Even though technological progress makes this world easier and more comfortable for us humans to live in, there is still a lot of work performed by humans that can and most certainly should be considered as very demanding. Of course, any job can be tiring and affect your well-being, but some jobs are known to be particularly tough. Riggers, miners, construction workers, and divers, just to name a few, all have to work in harsh conditions.
But when it comes to working in a rough environment, it would be difficult to find a job more demanding and tough than the one astronauts have. An astronaut needs to possess a very extensive technical knowledge, perform complex tasks, and do it all in the most extreme environment possible, space. It’s no wonder that rigorous training is an unavoidable aspect of this job.
In order to even qualify for a space flight, astronauts need to go through different types of complex training, from centrifuge to gravity offload facilities and Zero G airplanes. This training often requires rare and thus expensive equipment, which is only accessible in a few locations around the world.
NASA, for instance, has to operate multiple complex facilities to simulate reduced gravity environments. To allow astronauts to experience a weightless environment of space, they require a special ARGOS system (Active Response Gravity Offload System). ARGOS uses an inline load cell to continuously offload a portion of a human or robotic payload’s weight during all dynamic motions, which can include walking, running, and jumping under Lunar or Martian gravity. Needless to say, building and maintaining such systems is a very complex and expensive task.
Virtual Reality presents a unique opportunity to conduct various types of full-fledged astronaut training, with manageable costs, high accessibility, and multiple other benefits.
For example, VR allows you to conduct practical sessions even for spaceflight-specific activities, such as IVA (intra-vehicular activity), EVA (extravehicular activity also known as spacewalk), and even planetary EVA (also called moonwalk or marswalk).
Today these and many other complex training activities related to space missions can be accurately simulated with VR. In fact, this technology is already actively used for these purposes. NASA Space Center in Houston, for example, uses VR for training and space simulations for several years now.

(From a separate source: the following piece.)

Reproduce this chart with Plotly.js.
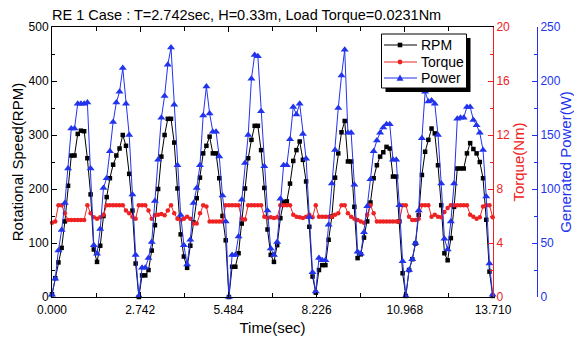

European Astronaut Centre (EAC) in Cologne also utilizes VR technology, including VR projects developed in collaboration with PaleBlue.
VR allows astronauts to conduct training sessions in a digital twin of a space station, whether that’s present-day ISS (International Space Station) or the upcoming Lunar Gateway station. It is also possible to plan and prepare for the upcoming 2024 next landing by modeling the landing site and predicted lighting conditions with high accuracy in a VR environment.
Another huge advantage of using VR training for human spaceflight is accessibility and mobility of VR technologies. Astronauts can train in the virtual environment of a space station while being physically located in different parts of the world. Astronauts and scientists from NASA’s Johnson Space Center in Houston and ESA’s European Astronaut Centre in Cologne can train together in the same digital ISS simulation model, preparing for upcoming missions and rehearsing different scenarios in normal or emergency situations.